An effort was made to break the impasse last spring, in a compromise proposal drafted by Senate-House conferees calling for judicial-confirmation votes to be achieved by votes of the two chambers sitting together, with a majority of the entire General Assembly — 67 votes — needing to be achieved.

That plan was rejected in the Senate, where it got only four of the body’s 33 votes and was condemned by the Senate Majority Leader Mark Norris (R-Collierville) as threatening “the end of the bicameral legislature.”

Both Norris and Kelsey are members of a 10-member committee (seven Republicans, three Democrats) assembled for the current session and charged with coming up with a new solution. The committee’s first draft, last week, called for separate confirmation votes by House and Senate, with a split decision resulting in a nominee’s rejection.
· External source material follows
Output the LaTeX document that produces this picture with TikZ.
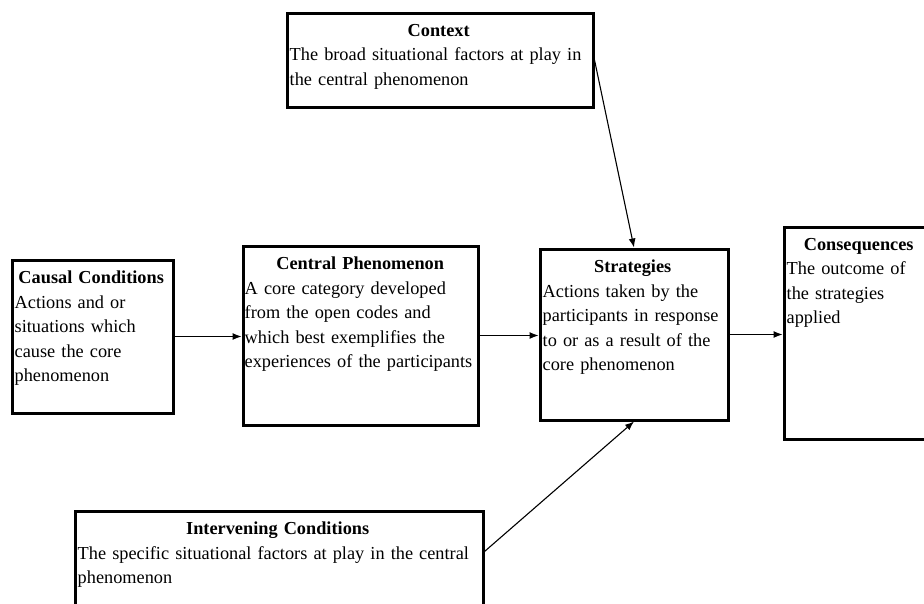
\documentclass[tikz,border=0pt]{standalone}
\usepackage{fontspec}
\setmainfont{Liberation Serif}
\usetikzlibrary{positioning}
\usetikzlibrary{arrows.meta}
\hyphenpenalty=10000
\exhyphenpenalty=10000

\begin{document}
\begin{tikzpicture}[x=1pt, y=-1pt, >={Latex[length=9pt,width=7pt]}]
      % Styles
      \tikzset{
        box/.style={draw, line width=3pt, inner sep=0pt},
        boxtext/.style={anchor=north west, align=left, inner sep=0pt,
          font=\fontsize{18.3}{24.5}\selectfont},
        link/.style={->, line width=1.1pt}
      }

      % Page frame (boxes run off the right and bottom edges)
      \path[use as bounding box, clip] (0,0) rectangle (924,603);

      % Context box
      \node[box, minimum width=306pt, minimum height=94pt] (context) at (440,60) {};
      \node[boxtext, text width=298pt] (contexttxt) at ([xshift=4pt, yshift=-12.5pt]context.north west)
        {{\centering\bfseries Context\par}
         The broad situational factors at play in\\
         the central phenomenon};

      % Causal conditions box
      \node[box, minimum width=161pt, minimum height=153pt] (causal) at (92.5,336.5) {};
      \node[boxtext, text width=153pt] (causaltxt) at ([xshift=4pt, yshift=-12.5pt]causal.north west)
        {{\centering\bfseries Causal Conditions\par}
         Actions and or\\
         situations which\\
         cause the core\\
         phenomenon};

      % Central phenomenon box
      \node[box, minimum width=235pt, minimum height=179pt] (central) at (360.5,335.5) {};
      \node[boxtext, text width=231pt] (centraltxt) at ([xshift=3pt, yshift=-12.5pt]central.north west)
        {{\centering\bfseries Central Phenomenon\par}
         A core category developed\\
         from the open codes and\\
         which best exemplifies the\\
         experiences of the participants};

      % Strategies box
      \node[box, minimum width=188pt, minimum height=171pt] (strat) at (634,334.5) {};
      \node[boxtext, text width=180pt] (strattxt) at ([xshift=4pt, yshift=-12.5pt]strat.north west)
        {{\centering\bfseries Strategies\par}
         Actions taken by the\\
         participants in response\\
         to or as a result of the\\
         core phenomenon};

      % Consequences box
      \node[box, minimum width=152pt, minimum height=212pt] (conseq) at (860,333) {};
      \node[boxtext, text width=144pt] (conseqtxt) at ([xshift=4pt, yshift=-12.5pt]conseq.north west)
        {{\centering\bfseries Consequences\par}
         The outcome of\\
         the strategies\\
         applied};

      % Intervening conditions box
      \node[box, minimum width=408pt, minimum height=129pt] (interv) at (279,575.5) {};
      \node[boxtext, text width=400pt] (intervtxt) at ([xshift=4pt, yshift=-12.5pt]interv.north west)
        {{\centering\bfseries Intervening Conditions\par}
         The specific situational factors at play in the central\\
         phenomenon};

      % Arrows
      \draw[link] (causal.east) -- (causal.east -| central.west);
      \draw[link] (central.east) -- (central.east -| strat.west);
      \draw[link] (strat.east) -- (strat.east -| conseq.west);
      \draw[link] (context.east) -- (strat.north);
      \draw[link] ([yshift=-42pt]interv.north east) -- (strat.south);

    \end{tikzpicture}
\end{document}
Since both Haslam and the Tennessee Bar Association immediately expressed their opposition to this plan, other formulas and drafts are due to be considered by the committee this week, with deliberations starting on Tuesday.

Besides the urgent matter of filling out the state Supreme Court to its full complement, there are numerous other ramifications that would seemingly call for an immediate solution — including the fact that, while the constitutional amendment may have strengthened the legislature’s hand on the back end of judicial selection, it weakened it on the front end by allowing the expiration of what had been a built-in legislative screening process prior to the governor’s naming a candidate for an appellate position.

That’s what you might call an “unintended consequence,” one of many that may have been packed into last year’s much ballyhooed constitutional amendment process.